Advocates for tenants said the distribution of the money had been slow and that more time was needed to distribute it and repay landlords. Without an extension, they feared a spike in evictions and lawsuits seeking to oust tenants who were behind on their rents.
Even with the delay, roughly 3.6 million people in the U.S. as of July 5 said they would face eviction within the next two months, according to the U.S. Census Bureau’s Household Pulse Survey. The survey measures the social and economic effects of the pandemic every two weeks through online responses from a representative sample of U.S. households.
Here’s the situation in Texas:
WHAT’S THE STATUS OF EVICTION MORATORIUMS IN THE STATE?
The Texas Supreme Court suspended proceedings in most eviction cases in the state in March 2020, but they were allowed to resume about two months later.
After the CDC moratorium was issued, the court issued an order that directed judges hearing eviction cases to make sure the moratorium was followed. But at the end of March, the court dropped that language.
Some cities, including Dallas and Austin, have provided additional protections to renters.
WHAT’S BEING DONE TO HELP PEOPLE FACING EVICTION?
Federal funds have flowed into Texas to help qualified tenants pay their rent. And attorneys from groups around the state have mobilized to represent renters in court.
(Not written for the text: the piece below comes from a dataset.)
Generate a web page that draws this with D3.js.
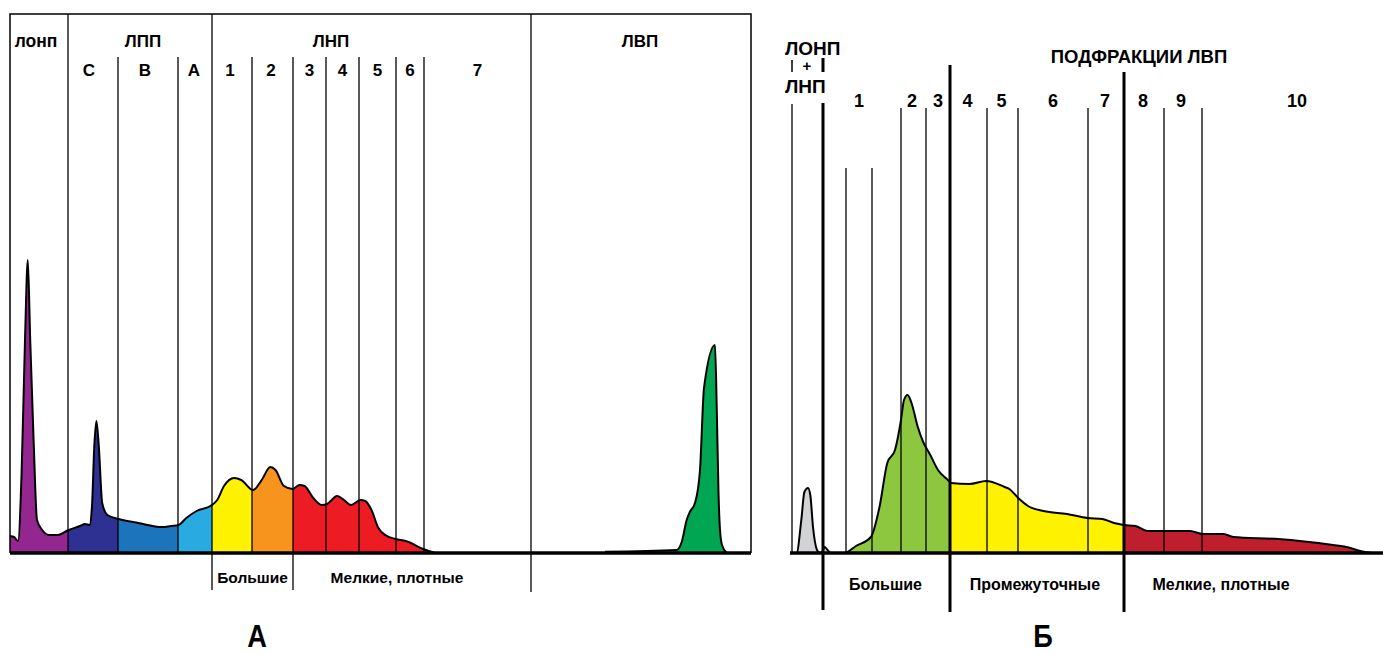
<!DOCTYPE html>
<html>
<head>
<meta charset="utf-8">
<script src="https://cdn.jsdelivr.net/npm/d3@7/dist/d3.min.js"></script>
<style>
body { margin: 0; background: #fff; }
text { font-family: "Liberation Sans", Arial, Helvetica, sans-serif; font-weight: bold; fill: #000; }
</style>
</head>
<body>
<script>
// ---------- panel A : lipoproteins (x = distance from left border, y = height above baseline)
var profileA = [[0,17],[4,16],[8,12],[11.6,80],[15,213],[17.8,293],[20.2,213],[23.6,113],[27,33],[32.2,23],
	[39,18],[47.6,18],[58.6,23],[70,27],[75,29],[79.5,28],[82,47],[84.3,107],[86.4,132],[88.8,107],[92.2,50],
	[97.4,38],[108.7,34],[128.2,30],[152.3,26],[160.8,27],[168.4,28],[176.3,35],[186.6,42],[202,48],[207.2,53],
	[214,67],[224.3,75],[231.2,73],[243.2,63],[251.7,73],[260.3,86],[265.5,83],[274,67],[282.6,64],[289.5,68],
	[294.6,67],[303.2,55],[311.8,48],[317,49],[327.2,57],[334,53],[341,48],[350.5,53],[355.3,52],[361.5,43],
	[368.4,25],[375.2,18],[385.5,14],[395.8,12],[413,4],[425,0]];
var hdlA = [[595,1.3],[666.7,3],[671.7,11],[676.7,33],[680,41.3],[685,50],[690,83],[694,165],[705,208],
	[706.7,147],[708.5,60],[710,23],[712,8],[716.7,0]];
var bandEdgesA = [0,58,108,168,202,242,283,741];
var bandColorsA = ["#93278F","#2E3192","#1C75BC","#29ABE2","#FFF200","#F7941D","#ED1C24"];
var classesA = ["лонп","ЛПП","ЛНП","ЛВП"];
var classPosA = [26,133,321,630];
var subA = ["C","B","A","1","2","3","4","5","6","7"];
var subPosA = [79,135,184,220,261,299.5,332.5,367.5,400,467.5];
var sizeA = ["Большие","Мелкие, плотные"];
var sizePosA = [242.5,387];

// ---------- panel B : HDL subfractions
var profileB = [[0,0],[6.6,0],[11.3,33],[14.4,61],[18,65],[20.3,58],[23,26],[27,3],[30,0],[32,1],[34.7,6],
	[37.5,3],[40.6,0],[54.3,0],[66,7],[80.9,16],[89.5,46],[97.3,90],[105,103],[111,133],[114,153],[117.6,158],
	[121.5,150],[127.8,126],[133.2,111],[140.3,98],[148,83],[157.9,73],[161,70],[179.4,69],[196.2,72],
	[214.6,66],[219.3,64],[228.2,55],[238,47],[253.6,42],[277,39],[297.4,35],[312.3,34],[324,30],[333.8,28],
	[345.5,27],[357.3,22],[374,22],[400.2,22],[412.8,19],[433.5,19],[443.3,16],[488.2,14],[543,8],[556.6,6],
	[570.3,2],[582,0]];
var bandEdgesB = [0,45,160,334,593];
var bandColorsB = ["#D1D3D4","#8DC63F","#FFF200","#BE1E2D"];
var subB = ["1","2","3","4","5","6","7","8","9","10"];
var subPosB = [69,122,148,177.5,211.5,263,315,353,391,507];
var sizeB = ["Большие","Промежуточные","Мелкие, плотные"];
var sizePosB = [95.5,245,431];

var svg = d3.select("body")
	.append("svg")
	.attr("width", 1383)
	.attr("height", 654);

var yS = d3.scaleLinear().domain([0, 539]).range([553, 14]);
var xA = d3.scaleLinear().domain([0, 741]).range([10, 751]);
var xB = d3.scaleLinear().domain([0, 593]).range([790, 1383]);

function drawBands(prefix, xs, data, edges, colors){
	var area = d3.area()
		.x(function(d){ return xs(d[0]); })
		.y0(yS(0))
		.y1(function(d){ return yS(d[1]); })
		.curve(d3.curveMonotoneX);
	for (var i=0;i<colors.length;i++){
		svg.append("clipPath").attr("id", prefix + i)
			.append("rect")
			.attr("x", xs(edges[i]))
			.attr("y", 0)
			.attr("width", xs(edges[i+1]) - xs(edges[i]))
			.attr("height", 654);
		svg.append("path")
			.datum(data)
			.attr("d", area)
			.attr("fill", colors[i])
			.attr("clip-path", "url(#" + prefix + i + ")");
	}
}

function outline(xs, data, curve){
	svg.append("path")
		.datum(data)
		.attr("d", d3.line()
			.x(function(d){ return xs(d[0]); })
			.y(function(d){ return yS(d[1]); })
			.curve(curve))
		.attr("fill", "none")
		.attr("stroke", "#000")
		.attr("stroke-width", 2)
		.attr("stroke-linejoin", "round");
}

function vline(xs, x, top, bottom, w){
	svg.append("line")
		.attr("x1", xs(x)).attr("x2", xs(x))
		.attr("y1", yS(top)).attr("y2", yS(bottom))
		.attr("stroke", "#000")
		.attr("stroke-width", w);
}

function label(x, y, txt, size){
	svg.append("text")
		.attr("x", x)
		.attr("y", y)
		.attr("text-anchor", "middle")
		.attr("font-size", size)
		.text(txt);
}

// ===== panel A
drawBands("cA", xA, profileA, bandEdgesA, bandColorsA);
// green HDL peak
svg.append("path")
	.datum(hdlA)
	.attr("d", d3.area().x(function(d){ return xA(d[0]); }).y0(yS(0)).y1(function(d){ return yS(d[1]); }).curve(d3.curveMonotoneX))
	.attr("fill", "#00A651");

// fraction borders
vline(xA, 58, 539, 0, 1.3);
vline(xA, 202, 539, -37, 1.3);
vline(xA, 521, 539, -39, 1.3);
[108,168,242,316,349,386,414].forEach(function(x){ vline(xA, x, 496, 0, 1.3); });
vline(xA, 283, 496, -37, 1.3);

outline(xA, profileA, d3.curveMonotoneX);
outline(xA, hdlA, d3.curveMonotoneX);

// box
svg.append("path")
	.attr("d", "M" + xA(0) + "," + yS(0) + "V" + yS(539) + "H" + xA(741) + "V" + yS(0))
	.attr("fill", "none")
	.attr("stroke", "#000")
	.attr("stroke-width", 1.5);
svg.append("line")
	.attr("x1", xA(0)).attr("x2", xA(741))
	.attr("y1", yS(0)).attr("y2", yS(0))
	.attr("stroke", "#000").attr("stroke-width", 3.5);

classesA.forEach(function(c, i){ label(xA(classPosA[i]), 46.5, c, i == 0 ? 17.5 : 17); });
subA.forEach(function(c, i){ label(xA(subPosA[i]), 76, c, 17); });
sizeA.forEach(function(c, i){ label(xA(sizePosA[i]), 583, c, 15.5); });

// ===== panel B
drawBands("cB", xB, profileB, bandEdgesB, bandColorsB);

[56,82].forEach(function(x){ vline(xB, x, 385, 0, 1.3); });
[111,136,197,228,298,374,412].forEach(function(x){ vline(xB, x, 445, 0, 1.3); });
vline(xB, 2, 493, 481, 1.5);
vline(xB, 2, 449, 0, 1.3);
vline(xB, 33, 495, 481, 3);
vline(xB, 33, 450, -57, 3);
vline(xB, 160, 488, -59, 3);
vline(xB, 334, 481, -59, 3);

outline(xB, profileB, d3.curveMonotoneX);

svg.append("line")
	.attr("x1", xB(0)).attr("x2", xB(593))
	.attr("y1", yS(0)).attr("y2", yS(0))
	.attr("stroke", "#000").attr("stroke-width", 3.5);

svg.append("text").attr("x", 785).attr("y", 55).attr("font-size", 19).text("ЛОНП");
svg.append("text").attr("x", 807).attr("y", 71).attr("text-anchor", "middle").attr("font-size", 15).text("+");
svg.append("text").attr("x", 785).attr("y", 93).attr("font-size", 19).text("ЛНП");
label(1139, 63, "ПОДФРАКЦИИ ЛВП", 18.5);
subB.forEach(function(c, i){ label(xB(subPosB[i]), 107, c, 18); });
sizeB.forEach(function(c, i){ label(xB(sizePosB[i]), 590, c, 16); });

// panel letters
svg.append("text").attr("x", 257).attr("y", 647).attr("text-anchor", "middle")
	.attr("font-size", 32).attr("transform", "translate(257,0) scale(0.85,1) translate(-257,0)").text("А");
svg.append("text").attr("x", 1043).attr("y", 647).attr("text-anchor", "middle")
	.attr("font-size", 32).attr("transform", "translate(1043,0) scale(0.85,1) translate(-1043,0)").text("Б");
</script>
</body>
</html>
When the pandemic began, several of the state's big cities created their own rent relief programs, reallocating money and using reserves, said Christina Rosales, deputy director at Texas Housers, a nonprofit focused on housing issues. Since then, about $3.5 billion in U.S. Treasury Department funds have been distributed to the state and to dozens of cities and counties to help renters, she said.
The state's Texas Rent Relief Program is distributing more than $1 billion. As of Wednesday, it had paid out or was in the process of paying out over $630 million to more than 102,000 households.
Texas is one of the states doing the best at distributing its funds quickly, according to the National Low Income Housing Coalition. However, some cities and counties have made very slow progress with their payouts, it said.
HOW ARE THE COURTS HANDLING EVICTION HEARINGS?
Since the state Supreme Court dropped the language from its order at the end of March addressing the CDC moratorium, it has varied from court to court whether it is followed, advocates for renters say.
“It has now become a patchwork of enforcement in the state of Texas,“ said Nelson Mock, an attorney with Texas RioGrande Legal Aid. “And some courts are enforcing federal law, some courts are not enforcing federal law.”
HOW AFFORDABLE IS HOUSING IN THE STATE’S MAJOR RENTAL MARKETS?
There's a shortage of affordable and available rentals throughout Texas for extremely low-income households, according to the National Low Income Housing Coalition. And rents have increased in Texas' large cities, according to the latest figures from Realtor.com. The site says the median rent for a one-bedroom apartment in Austin was $1,366 in June, which was 11.2% higher than the previous June. In Dallas, that figure stood at $1,278, which was up 13.1%.
ARE EVICTIONS EXPECTED TO CAUSE A SURGE IN HOMELESSNESS?
Eviction cases are expected to increase once the CDC moratorium ends, and advocates for renters say homelessness could rise as well.
“I think there’s no question that homelessness will increase without other protections,” Mock said. “I think in every major city in the state of Texas, housing is at a premium, and affordable housing is very, very limited.”
In January, an annual count of the homeless population in the Houston area found that about 15% of people surveyed said they were without a fixed address because of the pandemic.
As of July 5, census data showed that 242,134 Texas residents believed they were very likely to be evicted within two months, while another 157,906 thought that was somewhat likely to happen.
This story has been corrected to show that the National Low Income Housing Coalition said some cities and counties, not some local groups, have made slow progress with their payouts.